As I am new in Flink and I would like to make connectivity between AWS Flink application and AWS Glue catalog...and I have created a Flink application through AWS CLI. when I run the application then I got the error like
Internal server error.<Exception on server side: java.util.concurrent.CompletionException: org.apache.flink.client.program.ProgramInvocationException: Neither a 'Main-Class', nor a 'program-class' entry was found in the jar file. at org.apache.flink.runtime.webmonitor.handlers.JarRunOverrideHandler.handleRequest(JarRunOverrideHandler.java:262) at org.apache.flink.runtime.webmonitor.handlers.JarRunOverrideHandl
My project directory is like below:
my_flink_app.zip
└── main.py
└──jar files (3 jar files)
(Here my main.py file which made connectivity between Flink to AWS Glue catalog)
#Pre-requisites:
#HADOOP_VERSION=2.8.5
#HADOOP_HOME=`pwd`/hadoop-${HADOOP_VERSION}
#export HADOOP_CLASSPATH=`$HADOOP_HOME/bin/hadoop classpath`
from pyflink.datastream import StreamExecutionEnvironment
from pyflink.table import StreamTableEnvironment
# Set up Flink environment
env = StreamExecutionEnvironment.get_execution_environment()

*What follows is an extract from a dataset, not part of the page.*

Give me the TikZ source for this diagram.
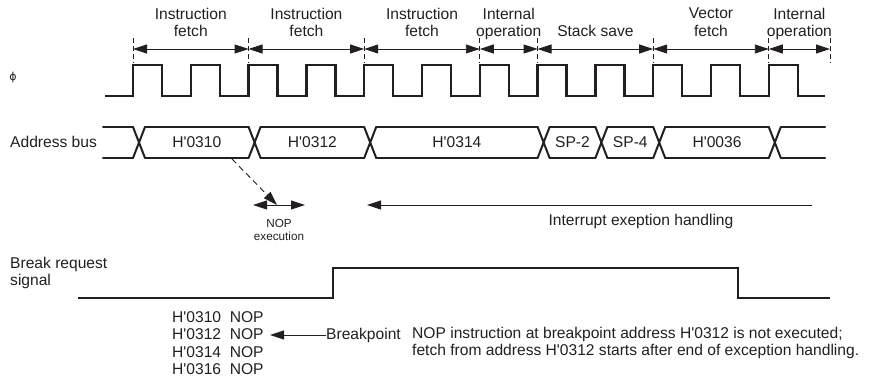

table_env = StreamTableEnvironment.create(env)
s3_jar_paths = [
"s3://xxxx.dev.data-platform.temporary/warehouse/iceberg-flink-runtime-1.19-1.7.1.jar",
"s3://xxxx.dev.data-platform.temporary/warehouse/iceberg-aws-bundle-1.7.1.jar",
"s3://xxxx.dev.data-platform.temporary/warehouse/flink-s3-fs-hadoop-1.19.1.jar"
]
table_env.get_config().set("pipeline.jars", ",".join(s3_jar_paths))
# Use the Glue catalog
table_env.execute_sql(f"""
CREATE CATALOG glue WITH (
'type'='iceberg',
'warehouse'='s3://xxxx.dev.data-platform.temporary/hive_to_glue/',
'catalog-impl'='org.apache.iceberg.aws.glue.GlueCatalog',
'io-impl'='org.apache.iceberg.aws.s3.S3FileIO'
)
""")
table_env.execute_sql("show catalogs").print() # Show the available catalogs
table_env.execute_sql("use catalog glue") # Use the Glue catalog
table_env.execute_sql("show databases").print()
table_env.execute_sql("use events_dev") # Use the Glue database
table_env.execute_sql("show tables").print()
table_env.sql_query("SELECT * from document_service_create_document_rejected limit 5").execute().print()
As above code working fine as expected on my local but When I configure it to my AWS flink application with uploading my zip file to AWS s3 then I am facing the issue as org.apache.flink.client.program.ProgramInvocationException: Neither a 'Main-Class', nor a 'program-class' entry was found in the jar file.
can someone please help me how can I upload a zip file in s3 like
- Which structure I need to follow here on zip file?
- As I have multiple jar files so how can I arrange it in my zip files?